# SUPPLIED DATA
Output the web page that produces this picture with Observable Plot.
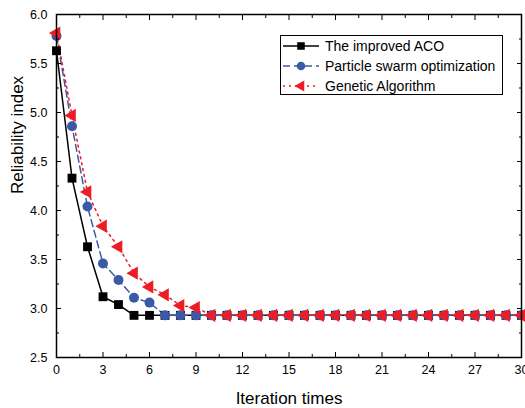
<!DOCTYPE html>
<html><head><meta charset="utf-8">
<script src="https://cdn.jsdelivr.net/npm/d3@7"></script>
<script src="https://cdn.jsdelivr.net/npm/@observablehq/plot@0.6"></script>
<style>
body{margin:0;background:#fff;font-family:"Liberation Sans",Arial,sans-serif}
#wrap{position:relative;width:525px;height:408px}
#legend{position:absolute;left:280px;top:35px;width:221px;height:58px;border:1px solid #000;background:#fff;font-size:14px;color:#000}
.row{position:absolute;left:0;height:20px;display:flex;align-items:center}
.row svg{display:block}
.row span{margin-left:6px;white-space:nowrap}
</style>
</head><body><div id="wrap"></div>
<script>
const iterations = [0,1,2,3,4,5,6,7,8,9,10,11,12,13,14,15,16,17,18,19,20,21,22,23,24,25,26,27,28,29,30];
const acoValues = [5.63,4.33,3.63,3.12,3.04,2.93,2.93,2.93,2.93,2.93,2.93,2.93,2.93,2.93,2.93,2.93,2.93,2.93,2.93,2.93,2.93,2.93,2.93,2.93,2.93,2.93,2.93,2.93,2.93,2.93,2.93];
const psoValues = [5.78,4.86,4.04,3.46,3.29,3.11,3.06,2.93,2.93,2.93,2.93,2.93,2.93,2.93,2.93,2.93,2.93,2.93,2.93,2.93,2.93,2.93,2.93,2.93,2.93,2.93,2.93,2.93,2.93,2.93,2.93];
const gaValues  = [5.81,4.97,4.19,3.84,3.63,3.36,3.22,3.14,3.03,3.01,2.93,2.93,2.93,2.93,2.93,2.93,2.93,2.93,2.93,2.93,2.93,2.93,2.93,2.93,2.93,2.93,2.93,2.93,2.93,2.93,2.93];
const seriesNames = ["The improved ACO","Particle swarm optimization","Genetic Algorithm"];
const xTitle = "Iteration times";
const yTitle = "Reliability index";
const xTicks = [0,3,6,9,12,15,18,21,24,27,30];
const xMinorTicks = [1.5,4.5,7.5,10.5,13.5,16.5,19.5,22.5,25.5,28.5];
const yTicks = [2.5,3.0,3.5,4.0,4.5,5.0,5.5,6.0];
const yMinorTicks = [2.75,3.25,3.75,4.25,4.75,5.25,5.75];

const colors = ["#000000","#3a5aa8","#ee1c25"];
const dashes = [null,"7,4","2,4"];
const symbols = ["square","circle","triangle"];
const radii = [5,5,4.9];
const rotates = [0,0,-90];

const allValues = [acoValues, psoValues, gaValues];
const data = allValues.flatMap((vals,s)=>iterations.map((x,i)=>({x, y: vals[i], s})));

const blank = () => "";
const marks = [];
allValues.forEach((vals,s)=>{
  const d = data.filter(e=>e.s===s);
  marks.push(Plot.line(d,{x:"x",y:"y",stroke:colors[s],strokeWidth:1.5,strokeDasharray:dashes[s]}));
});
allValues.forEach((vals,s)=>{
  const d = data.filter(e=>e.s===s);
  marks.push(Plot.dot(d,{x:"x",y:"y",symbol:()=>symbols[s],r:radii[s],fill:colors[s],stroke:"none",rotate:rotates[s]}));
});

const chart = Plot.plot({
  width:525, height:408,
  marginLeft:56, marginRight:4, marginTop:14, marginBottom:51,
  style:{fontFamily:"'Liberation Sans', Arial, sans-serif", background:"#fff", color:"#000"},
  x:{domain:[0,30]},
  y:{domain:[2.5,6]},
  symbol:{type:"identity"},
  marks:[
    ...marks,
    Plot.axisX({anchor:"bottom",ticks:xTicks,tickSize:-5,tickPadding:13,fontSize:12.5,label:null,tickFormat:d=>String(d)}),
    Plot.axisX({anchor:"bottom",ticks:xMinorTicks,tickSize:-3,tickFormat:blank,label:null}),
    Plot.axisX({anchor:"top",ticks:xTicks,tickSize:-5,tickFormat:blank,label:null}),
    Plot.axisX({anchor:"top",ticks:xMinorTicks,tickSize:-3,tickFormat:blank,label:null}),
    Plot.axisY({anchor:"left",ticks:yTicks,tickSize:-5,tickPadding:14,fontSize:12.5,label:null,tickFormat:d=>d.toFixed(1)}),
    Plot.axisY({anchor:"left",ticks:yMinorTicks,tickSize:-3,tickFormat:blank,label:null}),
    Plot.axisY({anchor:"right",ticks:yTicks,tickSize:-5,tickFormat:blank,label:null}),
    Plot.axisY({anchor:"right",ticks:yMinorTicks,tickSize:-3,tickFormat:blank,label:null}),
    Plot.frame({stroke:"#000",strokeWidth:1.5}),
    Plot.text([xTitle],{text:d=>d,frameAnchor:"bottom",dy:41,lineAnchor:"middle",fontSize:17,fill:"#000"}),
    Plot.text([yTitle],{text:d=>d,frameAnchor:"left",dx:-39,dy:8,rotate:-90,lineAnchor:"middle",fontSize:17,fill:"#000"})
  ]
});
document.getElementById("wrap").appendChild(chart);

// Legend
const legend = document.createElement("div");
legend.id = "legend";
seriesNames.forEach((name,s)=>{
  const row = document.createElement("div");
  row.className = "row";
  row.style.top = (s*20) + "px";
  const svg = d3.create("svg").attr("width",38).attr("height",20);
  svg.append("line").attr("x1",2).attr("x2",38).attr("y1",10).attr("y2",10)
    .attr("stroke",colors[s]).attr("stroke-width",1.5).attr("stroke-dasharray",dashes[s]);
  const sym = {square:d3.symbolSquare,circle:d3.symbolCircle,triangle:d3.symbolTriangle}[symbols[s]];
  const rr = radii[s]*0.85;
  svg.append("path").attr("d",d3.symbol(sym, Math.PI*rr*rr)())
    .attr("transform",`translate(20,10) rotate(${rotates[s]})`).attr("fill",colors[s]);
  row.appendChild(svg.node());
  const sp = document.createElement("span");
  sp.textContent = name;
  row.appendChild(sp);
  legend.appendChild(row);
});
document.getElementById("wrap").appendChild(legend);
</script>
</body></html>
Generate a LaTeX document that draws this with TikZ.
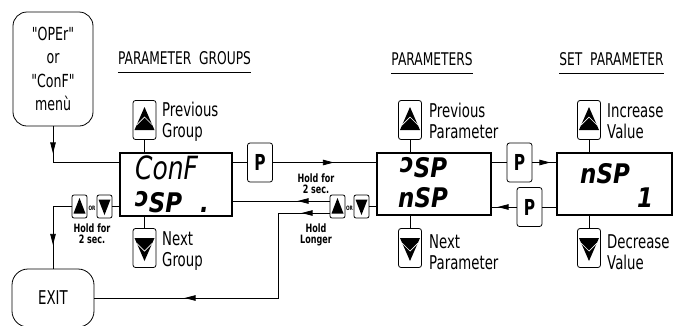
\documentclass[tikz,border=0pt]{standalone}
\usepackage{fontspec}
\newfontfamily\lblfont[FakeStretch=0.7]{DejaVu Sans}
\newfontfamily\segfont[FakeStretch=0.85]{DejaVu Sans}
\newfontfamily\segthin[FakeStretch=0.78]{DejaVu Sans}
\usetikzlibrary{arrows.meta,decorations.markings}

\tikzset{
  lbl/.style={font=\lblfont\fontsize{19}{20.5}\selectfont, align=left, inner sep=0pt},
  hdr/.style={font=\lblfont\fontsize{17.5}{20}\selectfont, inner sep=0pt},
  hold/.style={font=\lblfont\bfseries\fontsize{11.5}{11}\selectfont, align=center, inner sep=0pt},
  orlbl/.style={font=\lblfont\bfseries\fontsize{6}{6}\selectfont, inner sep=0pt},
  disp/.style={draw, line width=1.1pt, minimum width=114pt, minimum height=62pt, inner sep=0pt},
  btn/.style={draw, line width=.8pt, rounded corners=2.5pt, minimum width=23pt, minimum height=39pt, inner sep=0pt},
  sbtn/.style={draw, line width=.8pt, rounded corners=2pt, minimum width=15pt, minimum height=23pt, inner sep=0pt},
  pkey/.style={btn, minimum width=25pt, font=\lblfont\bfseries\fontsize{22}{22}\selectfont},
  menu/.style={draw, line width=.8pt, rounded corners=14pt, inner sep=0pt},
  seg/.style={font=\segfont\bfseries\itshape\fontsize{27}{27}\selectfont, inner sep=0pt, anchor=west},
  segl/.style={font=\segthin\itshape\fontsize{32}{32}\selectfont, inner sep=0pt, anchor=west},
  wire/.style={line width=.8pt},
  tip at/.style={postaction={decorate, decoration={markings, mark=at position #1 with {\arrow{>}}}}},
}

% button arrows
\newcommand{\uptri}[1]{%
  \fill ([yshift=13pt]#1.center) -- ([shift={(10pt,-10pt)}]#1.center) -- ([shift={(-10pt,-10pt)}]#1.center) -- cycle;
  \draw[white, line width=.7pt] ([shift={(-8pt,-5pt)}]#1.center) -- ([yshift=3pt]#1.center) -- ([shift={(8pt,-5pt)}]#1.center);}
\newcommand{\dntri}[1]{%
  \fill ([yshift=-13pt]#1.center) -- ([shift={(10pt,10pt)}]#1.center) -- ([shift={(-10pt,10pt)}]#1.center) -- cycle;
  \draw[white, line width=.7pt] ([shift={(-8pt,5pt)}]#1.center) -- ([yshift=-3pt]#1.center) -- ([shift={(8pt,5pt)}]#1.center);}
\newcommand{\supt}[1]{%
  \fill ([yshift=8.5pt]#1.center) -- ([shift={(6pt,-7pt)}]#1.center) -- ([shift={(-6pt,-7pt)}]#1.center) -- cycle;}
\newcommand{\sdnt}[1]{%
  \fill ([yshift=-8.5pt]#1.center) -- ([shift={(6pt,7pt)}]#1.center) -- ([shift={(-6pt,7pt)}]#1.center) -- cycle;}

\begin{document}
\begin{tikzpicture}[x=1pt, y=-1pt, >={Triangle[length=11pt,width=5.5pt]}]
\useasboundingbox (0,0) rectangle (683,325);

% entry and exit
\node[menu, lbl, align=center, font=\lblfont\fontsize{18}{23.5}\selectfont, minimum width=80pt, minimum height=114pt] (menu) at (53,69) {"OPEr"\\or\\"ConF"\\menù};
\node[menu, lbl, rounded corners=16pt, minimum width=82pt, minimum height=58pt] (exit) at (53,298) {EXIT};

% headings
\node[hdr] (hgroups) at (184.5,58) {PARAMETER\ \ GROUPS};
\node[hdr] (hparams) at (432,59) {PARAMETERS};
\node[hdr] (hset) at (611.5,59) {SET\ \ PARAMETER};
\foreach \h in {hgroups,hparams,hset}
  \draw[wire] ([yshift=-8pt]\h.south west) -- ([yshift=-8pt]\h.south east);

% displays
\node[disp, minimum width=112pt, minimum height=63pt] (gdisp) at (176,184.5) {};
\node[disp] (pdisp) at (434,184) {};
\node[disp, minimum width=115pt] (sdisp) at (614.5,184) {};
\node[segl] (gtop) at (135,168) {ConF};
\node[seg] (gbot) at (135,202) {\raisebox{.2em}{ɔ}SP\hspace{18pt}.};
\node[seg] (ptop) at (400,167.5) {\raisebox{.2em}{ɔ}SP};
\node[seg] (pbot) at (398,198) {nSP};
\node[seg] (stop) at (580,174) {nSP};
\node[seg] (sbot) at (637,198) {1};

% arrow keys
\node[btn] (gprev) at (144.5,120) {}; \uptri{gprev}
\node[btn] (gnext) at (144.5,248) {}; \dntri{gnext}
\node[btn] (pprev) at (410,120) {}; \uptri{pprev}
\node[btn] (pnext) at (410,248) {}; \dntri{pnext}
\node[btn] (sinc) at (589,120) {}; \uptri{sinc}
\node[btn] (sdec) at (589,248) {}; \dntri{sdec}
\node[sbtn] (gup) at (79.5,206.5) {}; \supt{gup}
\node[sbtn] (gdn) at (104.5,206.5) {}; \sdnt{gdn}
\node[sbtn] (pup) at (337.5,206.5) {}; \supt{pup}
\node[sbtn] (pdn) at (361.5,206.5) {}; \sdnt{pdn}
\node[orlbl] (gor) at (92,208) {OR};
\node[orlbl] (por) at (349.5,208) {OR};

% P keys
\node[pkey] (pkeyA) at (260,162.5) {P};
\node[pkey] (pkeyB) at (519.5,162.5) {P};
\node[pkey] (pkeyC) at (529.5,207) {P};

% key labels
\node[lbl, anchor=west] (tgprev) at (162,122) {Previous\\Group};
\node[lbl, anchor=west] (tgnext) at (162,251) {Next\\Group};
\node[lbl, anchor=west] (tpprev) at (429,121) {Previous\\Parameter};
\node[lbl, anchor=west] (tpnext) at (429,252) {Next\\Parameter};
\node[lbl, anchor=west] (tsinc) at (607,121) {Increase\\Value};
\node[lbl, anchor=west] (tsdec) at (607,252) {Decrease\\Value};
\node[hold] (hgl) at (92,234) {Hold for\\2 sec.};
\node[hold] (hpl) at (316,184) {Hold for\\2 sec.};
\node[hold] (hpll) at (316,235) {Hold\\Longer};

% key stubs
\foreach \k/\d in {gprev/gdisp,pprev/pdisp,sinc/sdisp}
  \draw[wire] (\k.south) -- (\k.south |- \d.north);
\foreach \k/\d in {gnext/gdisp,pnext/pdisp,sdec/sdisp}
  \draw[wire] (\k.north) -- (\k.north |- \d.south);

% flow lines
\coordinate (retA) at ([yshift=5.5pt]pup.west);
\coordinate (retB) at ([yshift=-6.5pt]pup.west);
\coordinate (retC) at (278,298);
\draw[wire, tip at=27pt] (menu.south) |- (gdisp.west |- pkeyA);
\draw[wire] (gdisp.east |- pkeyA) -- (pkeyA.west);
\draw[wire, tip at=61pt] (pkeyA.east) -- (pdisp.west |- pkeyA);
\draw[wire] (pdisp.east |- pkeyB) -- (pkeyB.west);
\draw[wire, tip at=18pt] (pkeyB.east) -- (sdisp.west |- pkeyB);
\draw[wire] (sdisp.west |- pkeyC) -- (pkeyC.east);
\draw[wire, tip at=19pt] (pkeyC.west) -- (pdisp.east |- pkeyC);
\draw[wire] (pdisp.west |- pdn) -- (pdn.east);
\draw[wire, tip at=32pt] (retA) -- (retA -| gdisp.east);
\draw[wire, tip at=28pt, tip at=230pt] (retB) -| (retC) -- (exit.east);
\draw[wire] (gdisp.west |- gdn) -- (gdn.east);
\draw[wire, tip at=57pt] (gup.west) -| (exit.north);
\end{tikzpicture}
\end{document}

# REQUIRED WORK
Find each line with the string "that" and copy it out.

# SOLUTION BELOW
Output the web page that produces this picture with Observable Plot.
Generate a LaTeX document that draws this with TikZ.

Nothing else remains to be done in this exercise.